Despite being the world’s second largest economy, the EU continues to underperform due to inherent gaps in productivity, and is operating below its potential. In particular, Trump’s actions may force the EU to consider further its fragmented defence spending. A useful response could be to amalgamate spending and streamline procurement and innovation in sectors such as tech, to extrapolate itself from reliance on US goods.If executed effectively, this could also drive innovation, particularly in strategic industries such as artificial intelligence and advanced digital infrastructure. Furthermore, the EU could seek to reduce internal barriers in order to effectively compete, to accelerate growth and unlock its economic potential, now more necessary than ever to ensure European strategic autonomy.

Business implications

The tariffs have particularly impacted international retailers. For example, Nike has recently told investors that its business costs will go up $1bn (£728m) this year if the tariffs remain at the current level. It follows a warning from the sports brand last month that it would raise prices due to the taxes imposed on imports. Work to bring down costs is under way, including reducing supplies from China to the US. Clothing prices in the US are set to rise for consumers generally, with Daniel Ervér, the chief executive of H&M acknowledging that the retailer is witnessing competitors in the US raising prices; some aggressively and some more cautiously.

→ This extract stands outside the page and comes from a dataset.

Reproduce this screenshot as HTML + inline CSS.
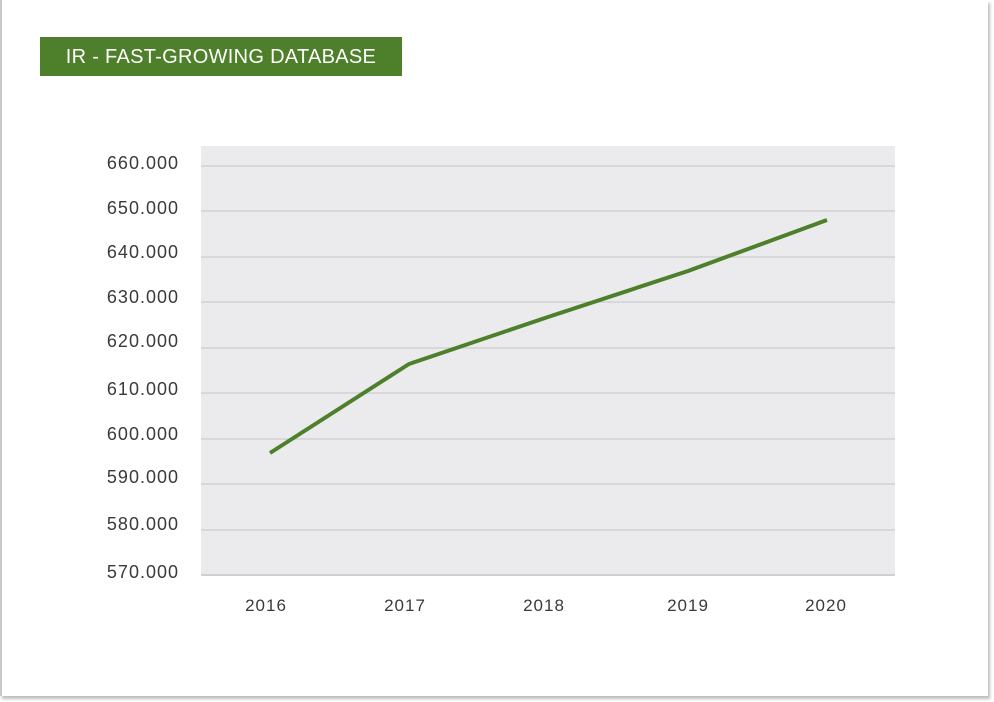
<!DOCTYPE html>
<html><head><style>
body{margin:0;width:994px;height:702px;background:#fff;overflow:hidden;position:relative;font-family:"Liberation Sans",sans-serif}
.frame{position:absolute;left:0;top:0;width:986px;height:696px;border-left:2px solid #c8c8c8;box-shadow:2px 3px 3px #bdbdbd;background:#fff}
.title{position:absolute;left:40px;top:37px;width:362px;height:39px;background:#4e7f2b;color:#fff;font-size:20px;line-height:40px;text-align:center;letter-spacing:0.3px}
</style></head><body>
<div class="frame"></div>
<div class="title">IR - FAST-GROWING DATABASE</div>
<svg width="994" height="702" style="position:absolute;left:0;top:0">
<rect x="201" y="146" width="694" height="430" fill="#ebebed"/>
<g stroke="#d2d2d4" stroke-width="1.5">
<line x1="201" x2="895" y1="166" y2="166"/><line x1="201" x2="895" y1="211" y2="211"/>
<line x1="201" x2="895" y1="257" y2="257"/><line x1="201" x2="895" y1="302" y2="302"/>
<line x1="201" x2="895" y1="348" y2="348"/><line x1="201" x2="895" y1="393" y2="393"/>
<line x1="201" x2="895" y1="439" y2="439"/><line x1="201" x2="895" y1="484" y2="484"/>
<line x1="201" x2="895" y1="530" y2="530"/><line x1="201" x2="895" y1="575" y2="575" stroke="#cfcfd1" stroke-width="2"/>
</g>
<g font-family="Liberation Sans" font-size="18" fill="#3a3a3a" text-anchor="end" letter-spacing="1">
<text x="179" y="169">660.000</text><text x="179" y="214">650.000</text>
<text x="179" y="258">640.000</text><text x="179" y="303">630.000</text>
<text x="179" y="347">620.000</text><text x="179" y="395">610.000</text>
<text x="179" y="440">600.000</text><text x="179" y="483">590.000</text>
<text x="179" y="530">580.000</text><text x="179" y="578">570.000</text>
</g>
<g font-family="Liberation Sans" font-size="17" fill="#3a3a3a" text-anchor="middle" letter-spacing="1">
<text x="266" y="611">2016</text><text x="405" y="611">2017</text>
<text x="544" y="611">2018</text><text x="688" y="611">2019</text><text x="826" y="611">2020</text>
</g>
<polyline points="270,453 409,364 548,317 688,271 827,220" fill="none" stroke="#4e7f2b" stroke-width="4" stroke-linejoin="round"/>
</svg>
</body></html>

Further, clothing companies have seen rapid drops in share price as a result of the tariff announcements. For example, shares in the owner of Primark fell earlier in the Spring, after the chain posted a sharp drop in UK sales and lost market share. The company warned that consumer confidence was likely to worsen further. Further drops in share price for retailers cannot be ruled out.

CTA

Keep Up With The Latest News

Boost your Commercial Awareness

Subscribe Now

Economic implications

Additionally, there could be more widespread concern for the economy while the trade wars continue. For example, Associated British Foods, which also owns household food brands such as Ryvita and Kingsmill, said that several countries may yet slide into recession as a result of U.S. trade policy, especially as consumer confidence is likely to drop further, in the wake likely increases in individual debt.

Regulatory considerations and safeguards

When companies agree to buy and sell goods across international borders, they need to think carefully about a few important contract terms that can protect them if prices suddenly rise because of tariffs.

First, they should decide whether the buyer will purchase exclusively from the seller and whether the buyer must commit to buying a minimum amount. If the contract names the seller as the only supplier and sets a minimum purchase commitment, the buyer cannot order from someone else or buy less than the agreed amount without risking a breach of contract. On the other hand, if there is no exclusivity or minimum purchase requirement, the buyer has more flexibility. For example, if tariffs make the goods too expensive, the buyer could threaten to stop ordering unless the seller agrees to share or absorb part of the extra cost. This possibility gives the buyer leverage to negotiate with the seller when markets change.

Second, contracts often include a “force majeure” clause, which allows either party to pause or end the agreement if an unforeseeable event – such as a natural disaster – makes it impossible to perform the contract. However, because tariffs only increase costs rather than making trade impossible, they usually do not qualify as a force majeure event. Unless the contract specifically states that government‐imposed tariffs count as force majeure, the buyer must continue to buy the goods, even at higher prices.

Finally, companies can ask to include a “financial hardship” or “material adverse impact” clause. These provisions allow a party to exit the contract if external events cause serious financial strain or upset the commercial balance of the deal. Because trade rules and tariffs can change unpredictably, more contracts now contain such clauses. Buyers should seek to cover additional expenses caused by tariffs—such as extra paperwork or shipping fees—while sellers should propose clear, measurable triggers. For example, they might agree that the buyer can only terminate if tariffs increase by more than 20 percent. By carefully drafting these terms, both buyers and sellers can protect themselves against sudden tariff shocks.

What this means for global trade

Three months after the implementation of Trump’s sweeping tariff measures, the global and domestic consequences are becoming increasingly clear. Economically, these tariffs have driven up production costs for American manufacturers, strained international supply chains, and triggered retaliatory measures from key trade partners. Retailers like Nike and H&M are already feeling the pressure, passing costs onto consumers and warning of further financial impacts. Politically, the tariffs have reignited trade tensions, particularly with China, and may inadvertently accelerate economic divergence between the U.S. and its allies, notably the EU, which now faces renewed urgency to pursue strategic autonomy. Legally and commercially, businesses are adapting by re-evaluating contracts and risk mitigation strategies to better shield themselves from future trade shocks. While Trump’s policies were framed as a move toward economic nationalism and self-reliance, their longer-term fallout suggests heightened global uncertainty, slower growth, and greater regulatory complexity for international trade.